Just the act of creating a budget puts you ahead of the game by presenting a clear snapshot of your overall financial situation. Once in effect, a sound financial plan lets you live well within your means while preparing for future goals.
How to Set Up a Budget:
Begin by totaling all income from wages, investments and other sources. Next add up your living expenses, including housing costs, food, utilities, insurance and transportation. Don’t forget to factor in what you normally spend on entertainment and incidentals. Finally, subtract your total expenses from income to see where you stand.
A good surplus means you’re ready to firm up your plan. If you’re just squeezing by, or if expenses actually exceed income, some adjustments may be necessary. Consider reducing expenses by cutting back on restaurant meals and entertainment or perhaps even trading down to a smaller car or home. Another approach is to increase income by picking up extra work hours or landing a better-paying job.
Take things up a notch
When fine-tuning your budget plan and budget goals, it helps to write down long- and short-term goals, and then open specific accounts earmarked for particular savings goals.
Traditional savings and money market accounts can be well-suited for building emergency funds that can be used at a moment’s notice, whereas IRAs, Coverdell Education Savings accounts, and Certificates of Deposit can be better for accumulating funds for longer-term objectives like retirement, education and amassing a home down payment. When preparing for more-immediate goals, such as vacations or holiday gifts, club accounts may provide a convenient option.
To maximize budget effectiveness:
- Keep records of cash spending to determine where you can cut back.

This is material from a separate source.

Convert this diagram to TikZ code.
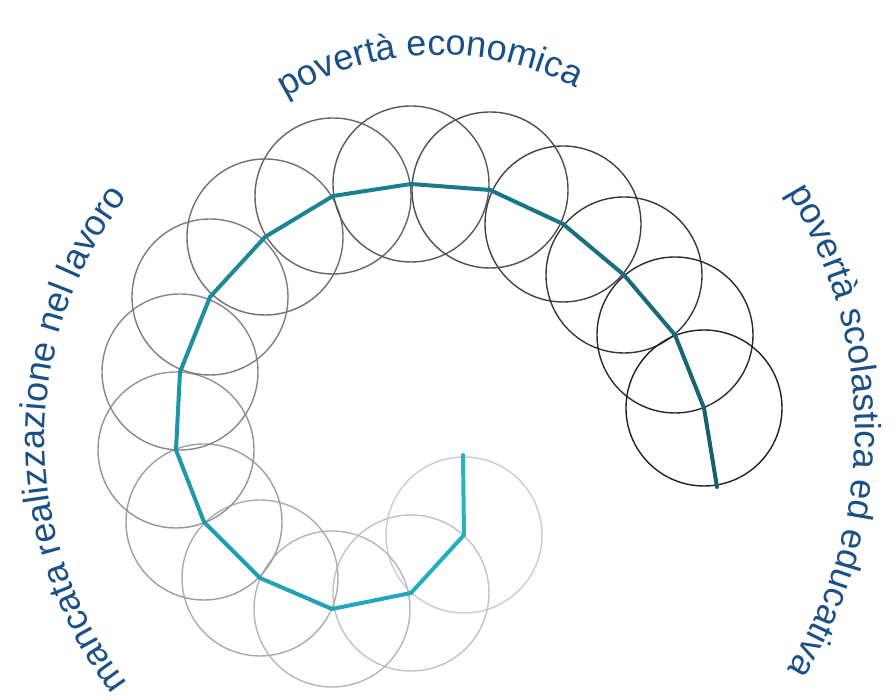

- Set up an automatic savings plan for at least 10% of your income.
- Create goals that are specific, realistic and rewarding.
- Monitor your credit history and score.
- If debt from multiple sources is overwhelming, explore debt-consolidation financing.
- To improve cash flow, budget on a monthly or weekly basis, not annually.
- Open a separate email account for bills, financial alerts and related correspondence.
Gain a technological advantage
These days budgeting is much more user-friendly than in years past thanks to remote banking advances and free money-management programs that let users check balances, make transactions, track spending and manage it all online or on a smartphone or mobile device.
Financial institutions like First Alliance Credit Union can help show you how to set up a budget and make your budget successful through secure remote-banking capabilities as well as with a variety of effective savings and debt consolidation options.
Getting on a budget transforms aspirations into workable goals that can become future reality. Meanwhile, setting up a workable plan can give you some immediate peace of mind knowing your finances are moving in the right direction.